Certainly CBC programmers can be taken to task for putting Trudeau II up against one of the hightest-rated series on television, but perhaps they did not have much choice. Many hours of scheduling time was lost over the course of the 50-day lockout, and now CBC has a backlog of shows to broadcast, so audiences are getting hit with them in quick succession. Likely, too, the net is rushing these big-ticket shows to air in an all-out attempt to regain lost audience momentum (hockey excepted, of course.) But the problem is, event television loses its event status when it’s on every week, and we will be seeing the likes of the Walter Gretzky and Shania Twain biopics in short order, on back-to-back nights, no less (Nov. 6 and 7, respectively).

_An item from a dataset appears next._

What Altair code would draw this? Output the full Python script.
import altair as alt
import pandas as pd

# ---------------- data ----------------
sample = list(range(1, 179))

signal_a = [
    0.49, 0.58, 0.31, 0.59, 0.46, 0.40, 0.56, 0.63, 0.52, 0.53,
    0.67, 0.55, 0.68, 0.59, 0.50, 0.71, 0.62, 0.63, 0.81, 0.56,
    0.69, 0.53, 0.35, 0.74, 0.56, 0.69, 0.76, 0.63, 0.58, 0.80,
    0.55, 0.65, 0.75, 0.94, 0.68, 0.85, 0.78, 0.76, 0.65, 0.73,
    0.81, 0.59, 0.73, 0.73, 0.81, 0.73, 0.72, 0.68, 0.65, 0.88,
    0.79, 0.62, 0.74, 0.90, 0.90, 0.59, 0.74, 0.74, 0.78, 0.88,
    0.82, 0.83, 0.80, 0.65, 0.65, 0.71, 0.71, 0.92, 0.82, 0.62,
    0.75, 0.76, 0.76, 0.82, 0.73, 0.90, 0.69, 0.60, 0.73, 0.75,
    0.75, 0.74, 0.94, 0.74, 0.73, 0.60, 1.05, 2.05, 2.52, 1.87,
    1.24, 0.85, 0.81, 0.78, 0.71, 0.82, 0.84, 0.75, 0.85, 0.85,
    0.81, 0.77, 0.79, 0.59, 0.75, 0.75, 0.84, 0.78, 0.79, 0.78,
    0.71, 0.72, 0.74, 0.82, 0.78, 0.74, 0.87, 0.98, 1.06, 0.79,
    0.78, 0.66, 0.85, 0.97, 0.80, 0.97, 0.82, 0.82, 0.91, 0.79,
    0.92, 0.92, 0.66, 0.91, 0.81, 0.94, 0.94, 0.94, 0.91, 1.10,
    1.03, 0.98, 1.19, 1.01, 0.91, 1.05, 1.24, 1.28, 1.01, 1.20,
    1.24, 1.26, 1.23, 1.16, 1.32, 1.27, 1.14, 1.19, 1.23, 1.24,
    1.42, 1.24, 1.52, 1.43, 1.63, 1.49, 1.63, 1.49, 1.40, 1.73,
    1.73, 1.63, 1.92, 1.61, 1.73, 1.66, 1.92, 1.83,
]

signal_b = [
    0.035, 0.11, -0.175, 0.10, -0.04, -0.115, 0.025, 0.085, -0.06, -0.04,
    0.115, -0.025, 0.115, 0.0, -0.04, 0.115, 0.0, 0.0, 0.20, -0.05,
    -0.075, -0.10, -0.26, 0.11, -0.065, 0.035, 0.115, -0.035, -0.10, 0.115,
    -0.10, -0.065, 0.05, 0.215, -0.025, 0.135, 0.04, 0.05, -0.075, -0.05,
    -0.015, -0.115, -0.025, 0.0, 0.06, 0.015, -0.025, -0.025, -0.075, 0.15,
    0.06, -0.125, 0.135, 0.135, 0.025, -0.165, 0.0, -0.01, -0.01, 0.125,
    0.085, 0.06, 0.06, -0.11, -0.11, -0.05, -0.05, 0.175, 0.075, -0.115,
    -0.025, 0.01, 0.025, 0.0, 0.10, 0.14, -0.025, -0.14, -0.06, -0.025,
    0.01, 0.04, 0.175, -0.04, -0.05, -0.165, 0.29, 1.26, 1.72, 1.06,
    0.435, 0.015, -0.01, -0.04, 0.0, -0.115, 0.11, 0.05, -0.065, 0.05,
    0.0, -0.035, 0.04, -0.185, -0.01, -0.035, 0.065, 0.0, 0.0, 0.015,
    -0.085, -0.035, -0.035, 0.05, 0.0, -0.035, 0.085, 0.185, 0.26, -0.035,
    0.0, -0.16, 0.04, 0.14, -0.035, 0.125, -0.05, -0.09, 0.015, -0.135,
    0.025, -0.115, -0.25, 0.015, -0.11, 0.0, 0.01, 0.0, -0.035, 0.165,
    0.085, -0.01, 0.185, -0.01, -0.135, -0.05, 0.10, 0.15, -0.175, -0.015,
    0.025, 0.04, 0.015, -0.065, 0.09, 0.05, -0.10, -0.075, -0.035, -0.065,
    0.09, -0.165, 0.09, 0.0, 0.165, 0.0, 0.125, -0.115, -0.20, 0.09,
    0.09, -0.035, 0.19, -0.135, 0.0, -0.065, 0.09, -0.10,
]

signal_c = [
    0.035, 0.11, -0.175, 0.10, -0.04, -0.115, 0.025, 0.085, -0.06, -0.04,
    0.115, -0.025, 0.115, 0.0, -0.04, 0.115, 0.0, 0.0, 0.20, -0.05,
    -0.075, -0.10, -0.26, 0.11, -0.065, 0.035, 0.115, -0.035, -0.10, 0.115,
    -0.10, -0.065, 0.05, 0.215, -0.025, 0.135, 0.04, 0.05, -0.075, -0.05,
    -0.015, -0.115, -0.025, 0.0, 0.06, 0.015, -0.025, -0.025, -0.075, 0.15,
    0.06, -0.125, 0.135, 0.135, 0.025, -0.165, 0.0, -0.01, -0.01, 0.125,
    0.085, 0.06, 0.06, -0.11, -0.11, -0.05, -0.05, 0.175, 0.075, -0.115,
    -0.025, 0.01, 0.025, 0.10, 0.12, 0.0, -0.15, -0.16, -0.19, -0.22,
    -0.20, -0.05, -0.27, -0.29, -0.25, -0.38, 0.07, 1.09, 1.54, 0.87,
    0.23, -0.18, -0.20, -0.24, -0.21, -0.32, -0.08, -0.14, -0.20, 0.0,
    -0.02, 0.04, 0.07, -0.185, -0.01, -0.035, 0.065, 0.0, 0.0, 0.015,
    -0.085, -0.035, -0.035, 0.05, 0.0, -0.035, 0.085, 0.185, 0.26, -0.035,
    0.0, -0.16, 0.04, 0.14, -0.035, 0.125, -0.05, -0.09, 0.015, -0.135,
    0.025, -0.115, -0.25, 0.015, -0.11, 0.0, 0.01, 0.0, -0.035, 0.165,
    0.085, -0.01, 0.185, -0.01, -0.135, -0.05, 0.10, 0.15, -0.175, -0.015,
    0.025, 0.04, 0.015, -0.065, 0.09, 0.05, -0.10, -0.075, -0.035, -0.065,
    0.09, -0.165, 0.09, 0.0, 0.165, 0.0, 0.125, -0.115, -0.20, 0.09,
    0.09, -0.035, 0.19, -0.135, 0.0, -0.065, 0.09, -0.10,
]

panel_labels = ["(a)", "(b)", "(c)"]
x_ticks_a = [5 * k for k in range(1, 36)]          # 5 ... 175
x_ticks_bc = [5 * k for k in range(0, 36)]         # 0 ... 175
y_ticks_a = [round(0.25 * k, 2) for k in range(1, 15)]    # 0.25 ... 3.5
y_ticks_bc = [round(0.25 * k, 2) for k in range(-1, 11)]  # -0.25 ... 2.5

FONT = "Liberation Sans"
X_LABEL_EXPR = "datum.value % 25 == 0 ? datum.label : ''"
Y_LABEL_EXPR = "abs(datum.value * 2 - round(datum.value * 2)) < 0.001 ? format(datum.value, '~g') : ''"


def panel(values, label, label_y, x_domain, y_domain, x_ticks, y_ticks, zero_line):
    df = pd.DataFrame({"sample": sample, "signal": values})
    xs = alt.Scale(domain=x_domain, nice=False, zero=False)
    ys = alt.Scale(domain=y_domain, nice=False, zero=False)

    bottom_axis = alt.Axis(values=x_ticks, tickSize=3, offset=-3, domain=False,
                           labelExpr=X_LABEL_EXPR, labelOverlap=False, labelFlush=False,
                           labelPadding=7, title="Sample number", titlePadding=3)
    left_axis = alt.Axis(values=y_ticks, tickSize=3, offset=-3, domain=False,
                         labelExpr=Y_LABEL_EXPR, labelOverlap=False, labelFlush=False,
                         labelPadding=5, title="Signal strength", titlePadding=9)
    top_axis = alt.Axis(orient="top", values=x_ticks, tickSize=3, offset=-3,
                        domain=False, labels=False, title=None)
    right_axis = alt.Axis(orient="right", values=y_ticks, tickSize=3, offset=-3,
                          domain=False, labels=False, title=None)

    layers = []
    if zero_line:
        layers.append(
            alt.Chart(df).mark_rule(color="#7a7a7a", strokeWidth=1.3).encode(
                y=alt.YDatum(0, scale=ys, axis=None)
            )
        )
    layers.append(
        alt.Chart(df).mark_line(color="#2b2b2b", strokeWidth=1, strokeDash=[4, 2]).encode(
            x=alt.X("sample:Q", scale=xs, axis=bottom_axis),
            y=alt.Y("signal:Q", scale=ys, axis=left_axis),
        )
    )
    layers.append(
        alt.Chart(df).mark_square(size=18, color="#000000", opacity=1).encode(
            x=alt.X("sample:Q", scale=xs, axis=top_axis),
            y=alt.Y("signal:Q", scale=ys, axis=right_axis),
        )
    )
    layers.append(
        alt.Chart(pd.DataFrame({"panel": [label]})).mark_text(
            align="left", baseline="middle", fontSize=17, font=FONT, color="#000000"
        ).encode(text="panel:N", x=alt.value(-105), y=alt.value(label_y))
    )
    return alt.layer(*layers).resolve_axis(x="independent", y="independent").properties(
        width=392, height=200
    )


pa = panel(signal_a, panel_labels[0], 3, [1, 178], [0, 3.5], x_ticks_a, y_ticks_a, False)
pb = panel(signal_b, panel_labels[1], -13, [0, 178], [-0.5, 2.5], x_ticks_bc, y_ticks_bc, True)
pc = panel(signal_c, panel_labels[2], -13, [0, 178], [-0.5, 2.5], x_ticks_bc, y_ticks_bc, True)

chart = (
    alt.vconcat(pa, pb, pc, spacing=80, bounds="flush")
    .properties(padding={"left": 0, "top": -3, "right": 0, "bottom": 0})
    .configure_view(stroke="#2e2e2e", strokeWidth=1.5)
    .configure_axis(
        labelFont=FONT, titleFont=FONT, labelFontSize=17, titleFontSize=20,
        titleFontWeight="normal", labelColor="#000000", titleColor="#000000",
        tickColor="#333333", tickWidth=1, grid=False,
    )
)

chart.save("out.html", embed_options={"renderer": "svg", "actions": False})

And Trudeau II is not alone. The first of CBC’s ‘event’ offerings, the $5.2-million two-parter Il Duce Canadese, produced by Ciné Télé Action, managed an average audience of only about 200,000. Perhaps its title is too obscure, and perhaps the subject matter of Italian-Canadians interned during the Second World War is just too downbeat for most, but the fact that CBC threw it on a week after the lockout, before it could even explain to viewers what the mini was all about, doomed the program from the start.
I asked a producer with an upcoming program on CBC whether he felt the Ceeb had been doing a good job of promoting his show, and all I got was eye-rolling and a bitter ‘Oh, please…’
CBC president Robert Rabinovitch got an earful when he recently appeared in front of a Commons committee to try to justify the lockout. He dubiously shifted the blame onto the Canadian Media Guild, explaining that the action was a preemptive move to disable a potential strike. CBC brass denied that the pubcaster ended up saving any money from not having to pay its employees’ full salaries over the course of eight weeks, while the union estimates the net saved $50 million.
Considering the small gains the CBC made after all this – the fact that it can now hire up to 9.5% of its workers on a contract basis – we have yet to hear a convincing argument as to how this move by the public broadcaster served the public.
Many people are victims here: employees, tax-paying viewers, my mother-in-law, the CBC itself, and let’s not forget some Canadian producers, whose best efforts are dying on the vine because the CBC has failed to properly program and promote their work.